Although completely different in tone, the speaker in Lucille Clifton’s “forgiving my father” overcomes her past. The first stanza begins with the speaker’s absent father asking for more time, to which she harshly responds: “today is payday, payday old man” (5), time to pay a debt to her deceased mother. The second stanza continues the theme of her father’s time running out with “there will / never be time enough daddy daddy old lecher/ old liar (9-10), revealing some repressed feelings the speaker feels toward her father. The floodgates now opened, the speaker continues her tirade against her father, wishing her father “were rich so i could take it all / and give the lady what she was due” (10-11). The dramatic shift in mood comes when the speaker concedes that her father had already given his wife “all he had/which was nothing”, because he was the “son of a needy father, / the father of a needy son” (12-13). The speaker finally lays the matter to rest with the third stanza, saying the problem is not hers, but her parents’, calling them “each other’s bad bargain, not mine” (19). Continuing, the speaker wonders aloud “what am i doing here collecting?” (21), because both her parents are dead and gone, “[lying] side by side in debtors’ boxes/ and no accounting will open them up” (22-23). 

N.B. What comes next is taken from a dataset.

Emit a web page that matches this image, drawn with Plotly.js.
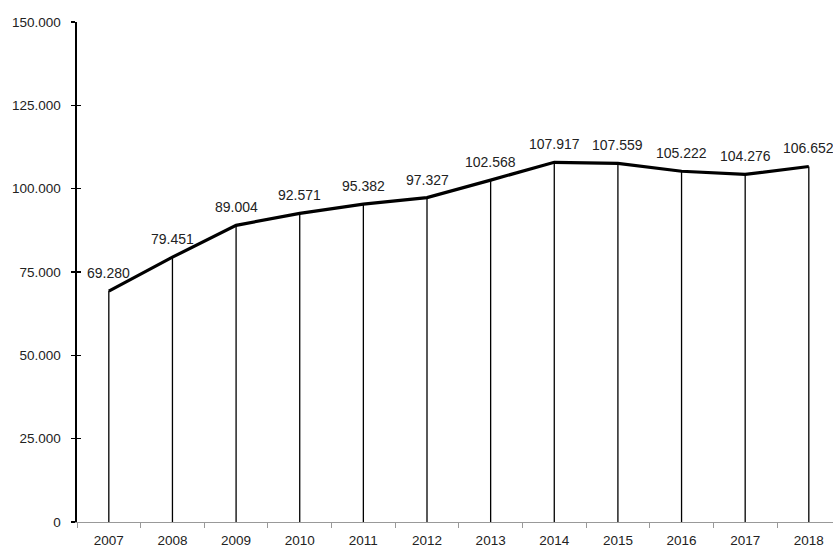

Clifton, like the speaker of the poem and Robert Hayden, experienced poverty in their childhood, a detail highly prevalent in “forgiving my father”; the poem begins saying “it’s payday” (Clifton 5), then the speaker wishing her father were wealthy, so that she could give her mother her due. Ultimately poverty made the family’s life difficult, and is hinted that this is the cause of her mother’s death. Poverty may have driven her father to crime, as the speaker calls her father “old pauper, old prisoner, old dead man” (Clifton 20), or have been a reference to the shackles poverty imposed on them. In either case, poverty killed her father, and still owes, because her parents are buried in “debtor’s boxes” (22) .  

Lucille Clifton’s relationship with her father is a strange one; though the speaker in “forgiving my father” is not exactly Clifton, certain aspects are biographical. At first, Samuel Sayles, Lucille’s father seemed like an upright member of society; he worked difficult jobs whist dealing with disease from working conditions until he lost a leg, in his younger years he would read stories to his children and helped spark Lucille’s passion for writing (Lupton 268). However, this seemingly kind figure, as described by Lucille’s half-sister Elaine was , “a lady’s man with many girlfriends, even when he was married to Thelma (Lucille’s mother)”,  and verbally abused her (Lupton 268). Showing no interest in his wife, Thelma and Samuel slept in separate bedrooms. In Lucille’s youth the paternal incest started, but thankfully never went to rape. Though Clifton originally did not speak of the abuse for fear of betraying her father, she wrote about it in her poetry. One such line from “forgiving my father” is “daddy daddy, old lecher, old liar” (9), showing Clifton’s mixed feelings toward her father; ones of love, and ones of hate. 

 Both characters had fathers showing various levels of responsibility; a hardworking father who woke up “in the blueback cold” (Hayden 2) every morning to stoke the fires, and Clifton’s speaker’s absent father that needs to pay. However, the pasts of these characters alone is not what matters, the focus is placed on how they overcame them. Again, there are similarities when working their pasts: each of them has a change of mind. Clifton’s speaker moves from fast-paced ranting to a admission that her father couldn't provide for her mother because he was “the only son of a needy father, the father of a needy son” (Clifton 12-13), acknowledging that it wasn’t entirely her father’s fault. For Hayden, it is the son who is at fault for not thanking his father for the diligence he showed each day, and as a bonus, polishing Hayden’s shoes. Hayden asks “what did I know / of love’s austere and lonely offices” (Hayden 14), revealing his childhood indifference to his father’s acts of service. Even through troubled pasts, these characters prove that one’s past can be overcome through creative writing.